Forthright, feisty and - above all - killingly funny, this is typical of Jenny. And you’ll be very pleased to hear, there is much more where that came from. For the first time in six years, Jenny is setting off around the country on a solo stand-up tour.

After time spent co-writing and performing in the enormously successful Grumpy Old Women Live tour – to say nothing of writing and starring in her own plays, penning a wellregarded novel (Camberwell Beauty), and hosting a regular Saturday morning radio show on LBC – Jenny can no longer resist the call of the stand-up stage. She is embarking on a major nationwide jaunt, with her felicitously titled Because I Forgot To Get A Pension Tour.

“When it goes well, there is nothing to match the buzz of live comedy,” she beams, unable to suppress a grin at the very thought of returning to her first love. Jenny adds, with characteristic wryness, that “obviously I won’t be standing up all the time - I’ll need to sit down now and again to stop my ankles swelling.”

Jenny, who became the first solo woman ever to win the coveted Perrier Award at the Edinburgh Festival in 1995, is coming soon to a theatre near you. She urges you to laugh and clap very loudly, “because I’m a bit deaf and my hormones are all over the place.”

The comedian, a huge favourite with audiences who lap up such winning selfdeprecation, is offering lots of material about “being the mad side of forty, the odd joke about front bottoms and a bit of swearing.” As a bonus, Jenny also promises to wear a shiny new jacket from the sale at Selfridges, “down from £199 to £49.99 – what a bargain!”

“If Amy Winehouse had a northern mother, she wouldn’t be getting up to all these terrible things. She’d be sitting quietly at home eating meat and potato pies with her elbows off the dinner-table”

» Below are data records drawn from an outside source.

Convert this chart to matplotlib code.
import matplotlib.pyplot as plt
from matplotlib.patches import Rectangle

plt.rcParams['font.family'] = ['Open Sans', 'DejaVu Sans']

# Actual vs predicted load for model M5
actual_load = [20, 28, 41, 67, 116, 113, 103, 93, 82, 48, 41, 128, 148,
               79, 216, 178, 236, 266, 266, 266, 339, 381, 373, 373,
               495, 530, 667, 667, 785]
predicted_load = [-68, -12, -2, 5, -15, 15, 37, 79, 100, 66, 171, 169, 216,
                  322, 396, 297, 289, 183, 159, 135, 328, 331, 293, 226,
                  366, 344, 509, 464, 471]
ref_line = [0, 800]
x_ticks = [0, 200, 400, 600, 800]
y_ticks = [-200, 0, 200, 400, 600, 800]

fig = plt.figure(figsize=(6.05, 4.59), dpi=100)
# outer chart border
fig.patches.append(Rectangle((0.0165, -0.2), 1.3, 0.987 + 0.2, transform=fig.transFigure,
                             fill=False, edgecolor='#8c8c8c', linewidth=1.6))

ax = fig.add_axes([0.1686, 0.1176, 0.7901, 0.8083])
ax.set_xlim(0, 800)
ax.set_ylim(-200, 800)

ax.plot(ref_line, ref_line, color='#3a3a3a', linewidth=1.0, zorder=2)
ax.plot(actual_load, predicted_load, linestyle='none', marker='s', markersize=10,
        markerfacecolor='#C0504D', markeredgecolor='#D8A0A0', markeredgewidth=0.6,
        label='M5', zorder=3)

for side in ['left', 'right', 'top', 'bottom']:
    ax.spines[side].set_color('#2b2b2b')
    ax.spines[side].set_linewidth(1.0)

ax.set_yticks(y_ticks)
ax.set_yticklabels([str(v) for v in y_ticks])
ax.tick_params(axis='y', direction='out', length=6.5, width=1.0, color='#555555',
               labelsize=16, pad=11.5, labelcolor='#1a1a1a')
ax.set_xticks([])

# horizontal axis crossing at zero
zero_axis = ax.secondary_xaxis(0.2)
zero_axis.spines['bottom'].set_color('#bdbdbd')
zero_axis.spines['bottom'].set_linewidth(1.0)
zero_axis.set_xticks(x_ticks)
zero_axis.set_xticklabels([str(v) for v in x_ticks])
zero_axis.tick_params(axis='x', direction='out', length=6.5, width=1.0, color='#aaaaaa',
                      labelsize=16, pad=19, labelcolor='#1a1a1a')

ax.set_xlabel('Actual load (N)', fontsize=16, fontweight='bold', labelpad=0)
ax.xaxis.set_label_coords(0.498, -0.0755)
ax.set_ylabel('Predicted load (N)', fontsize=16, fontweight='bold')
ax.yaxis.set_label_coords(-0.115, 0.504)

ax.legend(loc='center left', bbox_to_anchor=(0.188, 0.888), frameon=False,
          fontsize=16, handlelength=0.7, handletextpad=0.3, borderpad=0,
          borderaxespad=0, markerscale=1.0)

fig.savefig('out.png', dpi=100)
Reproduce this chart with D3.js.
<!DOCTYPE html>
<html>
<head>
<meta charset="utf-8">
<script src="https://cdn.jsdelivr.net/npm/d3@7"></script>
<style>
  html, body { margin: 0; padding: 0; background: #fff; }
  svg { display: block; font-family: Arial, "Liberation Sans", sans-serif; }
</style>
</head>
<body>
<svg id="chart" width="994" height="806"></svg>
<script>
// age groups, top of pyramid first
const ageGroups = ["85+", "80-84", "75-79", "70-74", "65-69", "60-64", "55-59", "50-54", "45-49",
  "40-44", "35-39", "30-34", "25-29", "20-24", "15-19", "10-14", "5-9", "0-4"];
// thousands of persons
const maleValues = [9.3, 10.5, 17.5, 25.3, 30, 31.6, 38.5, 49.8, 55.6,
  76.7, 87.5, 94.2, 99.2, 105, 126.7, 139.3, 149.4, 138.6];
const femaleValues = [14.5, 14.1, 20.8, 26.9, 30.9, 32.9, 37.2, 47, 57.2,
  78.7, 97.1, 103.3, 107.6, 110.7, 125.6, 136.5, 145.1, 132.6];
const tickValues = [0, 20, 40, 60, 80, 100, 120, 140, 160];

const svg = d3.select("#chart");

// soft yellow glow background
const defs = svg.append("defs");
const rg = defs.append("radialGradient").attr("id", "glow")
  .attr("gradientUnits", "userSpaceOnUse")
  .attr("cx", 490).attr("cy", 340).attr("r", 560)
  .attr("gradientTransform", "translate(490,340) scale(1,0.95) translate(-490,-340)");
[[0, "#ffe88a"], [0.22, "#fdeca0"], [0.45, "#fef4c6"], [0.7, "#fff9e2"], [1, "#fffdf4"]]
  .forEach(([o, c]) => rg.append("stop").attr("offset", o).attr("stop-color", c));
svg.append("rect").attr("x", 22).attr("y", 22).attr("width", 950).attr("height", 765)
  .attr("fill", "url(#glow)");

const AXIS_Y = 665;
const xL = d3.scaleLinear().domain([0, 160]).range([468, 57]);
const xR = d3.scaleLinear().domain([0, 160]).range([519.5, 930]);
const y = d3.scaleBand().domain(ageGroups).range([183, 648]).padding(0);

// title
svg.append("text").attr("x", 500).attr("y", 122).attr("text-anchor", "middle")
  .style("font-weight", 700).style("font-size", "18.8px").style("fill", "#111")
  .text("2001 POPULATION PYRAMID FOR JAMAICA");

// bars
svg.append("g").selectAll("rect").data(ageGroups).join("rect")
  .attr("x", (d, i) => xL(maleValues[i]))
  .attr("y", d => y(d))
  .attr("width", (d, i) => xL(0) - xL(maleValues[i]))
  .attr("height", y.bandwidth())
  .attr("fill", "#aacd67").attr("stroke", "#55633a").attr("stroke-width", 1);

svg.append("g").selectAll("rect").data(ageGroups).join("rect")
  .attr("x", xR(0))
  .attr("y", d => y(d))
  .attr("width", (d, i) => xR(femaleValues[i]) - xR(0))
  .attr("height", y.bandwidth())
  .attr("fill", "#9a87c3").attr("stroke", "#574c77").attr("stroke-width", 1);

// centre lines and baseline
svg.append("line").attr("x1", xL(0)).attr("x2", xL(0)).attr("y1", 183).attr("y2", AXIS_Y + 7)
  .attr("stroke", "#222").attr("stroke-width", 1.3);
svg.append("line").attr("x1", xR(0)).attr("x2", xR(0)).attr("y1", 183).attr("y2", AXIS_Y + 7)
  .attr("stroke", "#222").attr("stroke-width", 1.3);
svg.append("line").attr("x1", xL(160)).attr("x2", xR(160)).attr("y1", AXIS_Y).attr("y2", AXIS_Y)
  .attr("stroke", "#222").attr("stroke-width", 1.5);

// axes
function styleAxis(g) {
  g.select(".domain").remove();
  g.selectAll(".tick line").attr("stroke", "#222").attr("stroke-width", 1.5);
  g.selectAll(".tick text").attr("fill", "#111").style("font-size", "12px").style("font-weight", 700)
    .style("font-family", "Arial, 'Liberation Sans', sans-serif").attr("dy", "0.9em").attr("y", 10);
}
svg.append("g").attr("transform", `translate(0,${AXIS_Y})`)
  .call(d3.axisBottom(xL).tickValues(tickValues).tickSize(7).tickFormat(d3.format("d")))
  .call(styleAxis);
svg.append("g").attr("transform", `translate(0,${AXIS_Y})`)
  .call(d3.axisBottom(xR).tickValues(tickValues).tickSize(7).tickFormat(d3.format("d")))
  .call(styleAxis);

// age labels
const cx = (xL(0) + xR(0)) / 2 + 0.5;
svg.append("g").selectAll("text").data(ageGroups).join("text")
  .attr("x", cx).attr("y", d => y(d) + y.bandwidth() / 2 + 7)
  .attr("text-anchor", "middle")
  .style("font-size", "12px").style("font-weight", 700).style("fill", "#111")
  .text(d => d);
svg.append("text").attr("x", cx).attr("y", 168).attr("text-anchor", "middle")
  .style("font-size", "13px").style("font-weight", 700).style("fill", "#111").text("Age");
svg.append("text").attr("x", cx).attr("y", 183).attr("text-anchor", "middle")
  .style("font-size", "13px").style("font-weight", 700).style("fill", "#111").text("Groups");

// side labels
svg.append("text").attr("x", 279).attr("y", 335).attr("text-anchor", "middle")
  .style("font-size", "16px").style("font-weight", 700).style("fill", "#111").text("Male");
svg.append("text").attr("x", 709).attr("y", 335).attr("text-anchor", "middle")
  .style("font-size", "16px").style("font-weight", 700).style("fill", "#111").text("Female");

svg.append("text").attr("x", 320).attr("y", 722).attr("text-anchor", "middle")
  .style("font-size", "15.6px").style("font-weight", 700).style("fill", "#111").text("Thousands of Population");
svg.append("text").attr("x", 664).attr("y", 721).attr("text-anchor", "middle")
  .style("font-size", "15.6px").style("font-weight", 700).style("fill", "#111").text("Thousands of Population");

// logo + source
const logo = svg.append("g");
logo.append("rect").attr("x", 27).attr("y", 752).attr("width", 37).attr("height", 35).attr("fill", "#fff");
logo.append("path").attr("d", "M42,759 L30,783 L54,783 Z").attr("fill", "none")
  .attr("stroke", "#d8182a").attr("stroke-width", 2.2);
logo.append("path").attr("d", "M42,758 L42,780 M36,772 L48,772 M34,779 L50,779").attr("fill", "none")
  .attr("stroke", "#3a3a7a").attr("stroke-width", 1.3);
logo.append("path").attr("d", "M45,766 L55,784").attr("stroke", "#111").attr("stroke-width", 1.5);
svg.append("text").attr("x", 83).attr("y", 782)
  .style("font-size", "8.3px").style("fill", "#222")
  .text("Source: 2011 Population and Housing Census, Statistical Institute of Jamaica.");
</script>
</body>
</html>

Jenny, now a vivacious 47-year-old mother of an 18-year-old daughter, goes on to be more specific about the subjects she will be covering in her hotly anticipated new show. As well as a lustful tribute to the actor James McAvoy, the stand-up is going stomp through, “a big diatribe about the rom-com. I despise the mawkishness and the emotional manipulation and the contrivance of those films,” she fumes. “All those overheard phone conversations and unlikely coincidences. And as for the infuriating taglines - ‘it’ll make you laugh, it’ll make you cry.’ No, it’ll make you puke!”